Art Madness!

Every year around this time March Madness, the annual college basketball tournament involving 68 teams, sweeps the nation. In workplaces all over America, the office betting pool is organized and people gather around the actual or virtual water coolers and compare how they did in their brackets.

I’ve noticed an unsurprising lack of interest in this over-commercialized, hyperbolic expression of American sports here at the Phillips, bastion of high culture that we are. But despite my nerdy love of art history and long time as a museum professional, I am still a huge college basketball fan. In fact my first year on the job here, I won the great respect of our former director, deputy director, and CFO (all men) by winning the college basketball pool organized by the CFO. After the CFO left the museum, it fell to me to organize the college basketball betting pool.
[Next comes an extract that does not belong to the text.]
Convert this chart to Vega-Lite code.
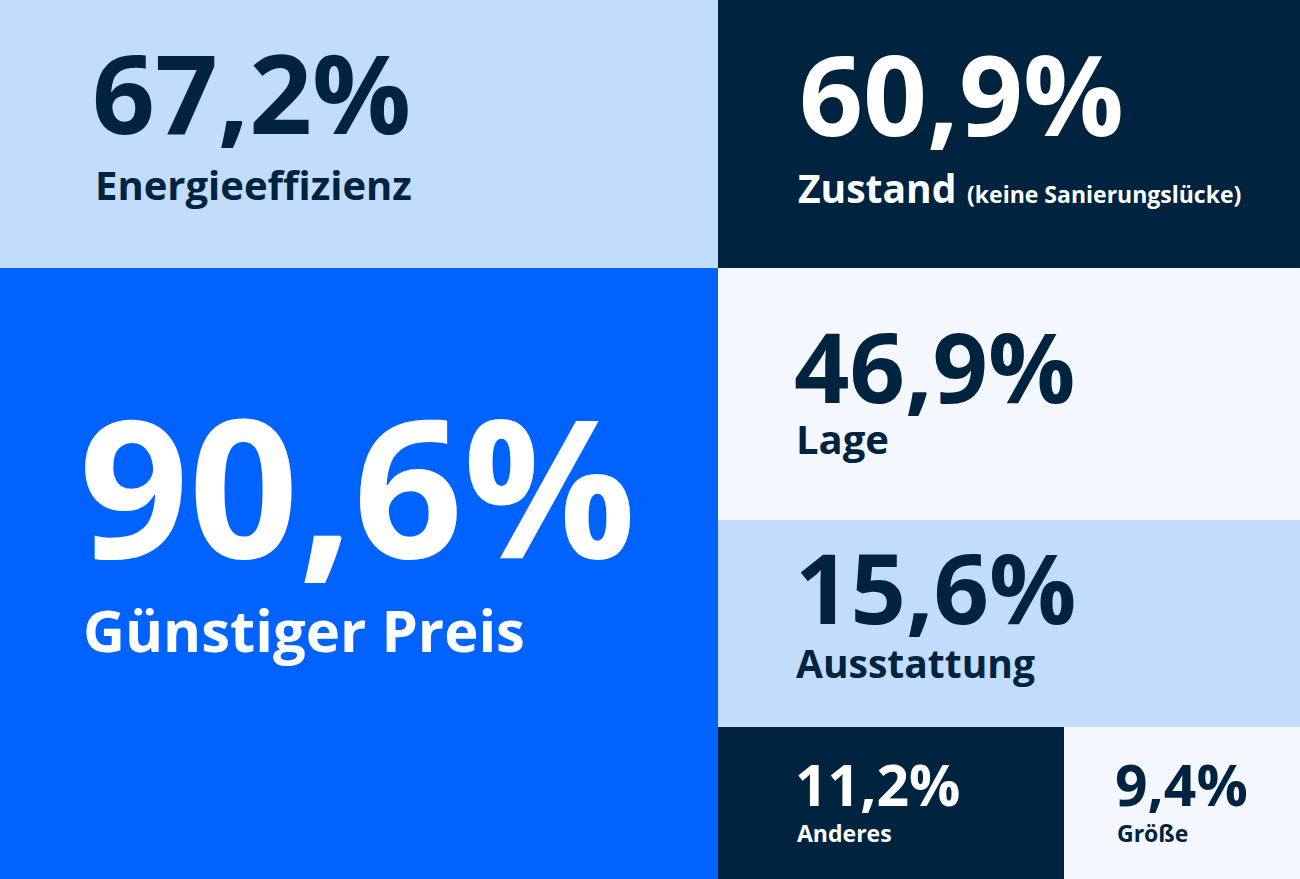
{
  "$schema": "https://vega.github.io/schema/vega-lite/v6.json",
  "width": 1300,
  "height": 879,
  "autosize": {"type": "fit", "contains": "padding"},
  "padding": 0,
  "background": "#ffffff",
  "config": {"view": {"stroke": null}, "font": "Open Sans"},
  "data": {
    "values": [
      {"name": "Energieeffizienz", "value": 67.2, "x0": 0, "x1": 718, "y0": 0, "y1": 268},
      {"name": "Zustand", "note": "(keine Sanierungslücke)", "value": 60.9, "x0": 718, "x1": 1300, "y0": 0, "y1": 268},
      {"name": "Günstiger Preis", "value": 90.6, "x0": 0, "x1": 718, "y0": 268, "y1": 879},
      {"name": "Lage", "value": 46.9, "x0": 718, "x1": 1300, "y0": 268, "y1": 520},
      {"name": "Ausstattung", "value": 15.6, "x0": 718, "x1": 1300, "y0": 520, "y1": 727},
      {"name": "Anderes", "value": 11.2, "x0": 718, "x1": 1064, "y0": 727, "y1": 879},
      {"name": "Größe", "value": 9.4, "x0": 1064, "x1": 1300, "y0": 727, "y1": 879}
    ]
  },
  "transform": [
    {"calculate": "replace(format(datum.value, '.1f'), '.', ',') + '%'", "as": "pct"}
  ],
  "layer": [
    {
      "mark": {"type": "rect"},
      "encoding": {
        "x": {"field": "x0", "type": "quantitative", "scale": {"domain": [0, 1300], "nice": false, "zero": false}, "axis": null},
        "x2": {"field": "x1"},
        "y": {"field": "y0", "type": "quantitative", "scale": {"domain": [0, 879], "nice": false, "zero": false, "reverse": true}, "axis": null},
        "y2": {"field": "y1"},
        "color": {
          "field": "name", "type": "nominal", "legend": null,
          "scale": {
            "domain": ["Energieeffizienz", "Zustand", "Günstiger Preis", "Lage", "Ausstattung", "Anderes", "Größe"],
            "range": ["#c2ddfc", "#00233f", "#0062ff", "#f4f8fe", "#c2ddfc", "#00233f", "#f4f8fe"]
          }
        }
      }
    },
    {
      "transform": [{"filter": "datum.name === 'Energieeffizienz'"}],
      "mark": {"type": "text", "align": "left", "baseline": "alphabetic", "fontWeight": "bold", "fontSize": 110, "color": "#00233f", "dx": 92, "dy": 134},
      "encoding": {"x": {"field": "x0", "type": "quantitative"}, "y": {"field": "y0", "type": "quantitative"}, "text": {"field": "pct"}}
    },
    {
      "transform": [{"filter": "datum.name === 'Energieeffizienz'"}],
      "mark": {"type": "text", "align": "left", "baseline": "alphabetic", "fontWeight": "bold", "fontSize": 40, "color": "#00233f", "dx": 95, "dy": 200},
      "encoding": {"x": {"field": "x0", "type": "quantitative"}, "y": {"field": "y0", "type": "quantitative"}, "text": {"field": "name"}}
    },
    {
      "transform": [{"filter": "datum.name === 'Zustand'"}],
      "mark": {"type": "text", "align": "left", "baseline": "alphabetic", "fontWeight": "bold", "fontSize": 112, "color": "#ffffff", "dx": 81, "dy": 136},
      "encoding": {"x": {"field": "x0", "type": "quantitative"}, "y": {"field": "y0", "type": "quantitative"}, "text": {"field": "pct"}}
    },
    {
      "transform": [{"filter": "datum.name === 'Zustand'"}],
      "mark": {"type": "text", "align": "left", "baseline": "alphabetic", "fontWeight": "bold", "fontSize": 39, "color": "#ffffff", "dx": 80, "dy": 203},
      "encoding": {"x": {"field": "x0", "type": "quantitative"}, "y": {"field": "y0", "type": "quantitative"}, "text": {"field": "name"}}
    },
    {
      "transform": [{"filter": "datum.name === 'Zustand'"}],
      "mark": {"type": "text", "align": "left", "baseline": "alphabetic", "fontWeight": "bold", "fontSize": 23, "color": "#ffffff", "dx": 249, "dy": 203},
      "encoding": {"x": {"field": "x0", "type": "quantitative"}, "y": {"field": "y0", "type": "quantitative"}, "text": {"field": "note"}}
    },
    {
      "transform": [{"filter": "datum.name === 'Günstiger Preis'"}],
      "mark": {"type": "text", "align": "left", "baseline": "alphabetic", "fontWeight": "bold", "fontSize": 192, "color": "#ffffff", "dx": 79, "dy": 290},
      "encoding": {"x": {"field": "x0", "type": "quantitative"}, "y": {"field": "y0", "type": "quantitative"}, "text": {"field": "pct"}}
    },
    {
      "transform": [{"filter": "datum.name === 'Günstiger Preis'"}],
      "mark": {"type": "text", "align": "left", "baseline": "alphabetic", "fontWeight": "bold", "fontSize": 58, "color": "#ffffff", "dx": 83, "dy": 384},
      "encoding": {"x": {"field": "x0", "type": "quantitative"}, "y": {"field": "y0", "type": "quantitative"}, "text": {"field": "name"}}
    },
    {
      "transform": [{"filter": "datum.name === 'Lage'"}],
      "mark": {"type": "text", "align": "left", "baseline": "alphabetic", "fontWeight": "bold", "fontSize": 97, "color": "#00233f", "dx": 76, "dy": 135},
      "encoding": {"x": {"field": "x0", "type": "quantitative"}, "y": {"field": "y0", "type": "quantitative"}, "text": {"field": "pct"}}
    },
    {
      "transform": [{"filter": "datum.name === 'Lage'"}],
      "mark": {"type": "text", "align": "left", "baseline": "alphabetic", "fontWeight": "bold", "fontSize": 40, "color": "#00233f", "dx": 78, "dy": 186},
      "encoding": {"x": {"field": "x0", "type": "quantitative"}, "y": {"field": "y0", "type": "quantitative"}, "text": {"field": "name"}}
    },
    {
      "transform": [{"filter": "datum.name === 'Ausstattung'"}],
      "mark": {"type": "text", "align": "left", "baseline": "alphabetic", "fontWeight": "bold", "fontSize": 97, "color": "#00233f", "dx": 77, "dy": 104},
      "encoding": {"x": {"field": "x0", "type": "quantitative"}, "y": {"field": "y0", "type": "quantitative"}, "text": {"field": "pct"}}
    },
    {
      "transform": [{"filter": "datum.name === 'Ausstattung'"}],
      "mark": {"type": "text", "align": "left", "baseline": "alphabetic", "fontWeight": "bold", "fontSize": 39, "color": "#00233f", "dx": 78, "dy": 158},
      "encoding": {"x": {"field": "x0", "type": "quantitative"}, "y": {"field": "y0", "type": "quantitative"}, "text": {"field": "name"}}
    },
    {
      "transform": [{"filter": "datum.name === 'Anderes'"}],
      "mark": {"type": "text", "align": "left", "baseline": "alphabetic", "fontWeight": "bold", "fontSize": 57, "color": "#ffffff", "dx": 77, "dy": 79},
      "encoding": {"x": {"field": "x0", "type": "quantitative"}, "y": {"field": "y0", "type": "quantitative"}, "text": {"field": "pct"}}
    },
    {
      "transform": [{"filter": "datum.name === 'Anderes'"}],
      "mark": {"type": "text", "align": "left", "baseline": "alphabetic", "fontWeight": "bold", "fontSize": 23, "color": "#ffffff", "dx": 79, "dy": 115},
      "encoding": {"x": {"field": "x0", "type": "quantitative"}, "y": {"field": "y0", "type": "quantitative"}, "text": {"field": "name"}}
    },
    {
      "transform": [{"filter": "datum.name === 'Größe'"}],
      "mark": {"type": "text", "align": "left", "baseline": "alphabetic", "fontWeight": "bold", "fontSize": 57, "color": "#00233f", "dx": 51, "dy": 79},
      "encoding": {"x": {"field": "x0", "type": "quantitative"}, "y": {"field": "y0", "type": "quantitative"}, "text": {"field": "pct"}}
    },
    {
      "transform": [{"filter": "datum.name === 'Größe'"}],
      "mark": {"type": "text", "align": "left", "baseline": "alphabetic", "fontWeight": "bold", "fontSize": 23, "color": "#00233f", "dx": 53, "dy": 115},
      "encoding": {"x": {"field": "x0", "type": "quantitative"}, "y": {"field": "y0", "type": "quantitative"}, "text": {"field": "name"}}
    }
  ]
}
A few years ago, I thought of a way to make the event slightly more interesting to those who had little or no interest in March Madness. What if I associated each team participating in the tournament with artists prominent in the museum’s collection? It could be ART MADNESS. Those who did not know a Duke Blue Devil from a North Carolina Tar Heel might be able to see that if this year’s #1 seed Kentucky was associated with Cézanne, they could defeat a #16 team paired with Arthur B. Davies. The higher seeds would be paired with the most prominent artists, for example van Gogh, Klee, and Picasso are #1 seeds.

There were other fun possibilities. I could pair Georgia O’Keeffe with New Mexico and William Christenberry with Alabama. Some teams were paired with artists with whom I could not imagine the relationship–what does Notre Dame have to do with Delacroix or Xavier with Ingres (aside from Catholicism)? The teams play one another in the first round, and the two artists were long time rivals. And of course, Alfred Stieglitz was paired with a team slated to take on Georgia O’Keeffe/New Mexico.

Naturally, I made mistakes. I left Edward Hopper out of the first version of ART MADNESS and did not make a place for Thomas Eakins in the final version. One participant noted that it seems unfair to give Marjorie Phillips (our founder’s wife and an accomplished painter) only a 16th seed. Not to mention that I made Renoir a #2 seed because his style of painting seems to me a perfect match for Duke. As arguable as they may be, all of my choices are based on some criteria.

Did ART MADNESS increase participation by Phillips staff, you ask? Well this year’s pool has 22 participants. Not much maybe, but that’s the largest number in my eight years at the museum. Although as the person who keeps track of the brackets, I must admit that everyone who participated picked teams not artists, and all the selections are plausible. No one seems to have made any arbitrary or artist-based selections. Hmm . . . maybe people at the museum are more interested in college basketball than I thought?

Paul Ruther, Manager of Teacher Programs

Click the image to enlarge and discover Paul’s artist/team pairings for Art Madness 2012.

8 thoughts on “Art Madness!

  1. I would have taken issue with Honoré Daumier not being a one seed, especially given Mr. Phillip’s high opinion of him. However, then he went and lost to Norfolk State. You’d never see Van Gogh choke like that.

  2. Also, doesn’t the Phillips have one or two Francis Bacons? I know he’s out of your sweet spot, but doesn’t he get a bid as like a 12 seed or something? What 5 seed wants to match up with Figure with Meat in the first round?

    • We only have one Bacon and it is so tame. He last made the tourney in 2009. However, if Arkansas gets back into the NCAA’s I could easily see pairing him with the Razorbacks.

  3. Also, one last thing:

    IF the ART MADNESS bracket contained Francis Bacon, and IF the ART MADNESS bracket was not about art at all but instead was a similar hypothetical bracket filled with characters from The Wire (see http://www.grantland.com/blog/hollywood-prospectus/post/_/id/45361/smacketology-day-five-bunk-vs-mcnulty-and-the-inevitable-final-four), THEN wouldn’t Francis Bacon be Snoop Pearson?

    Sayin’ THINK about it . . . .

    (I’m done. I promise.)

    • This is fantastic, I love the Wire. If we did it that way, I think Bacon is Omar, for reasons I should not have elaborate on.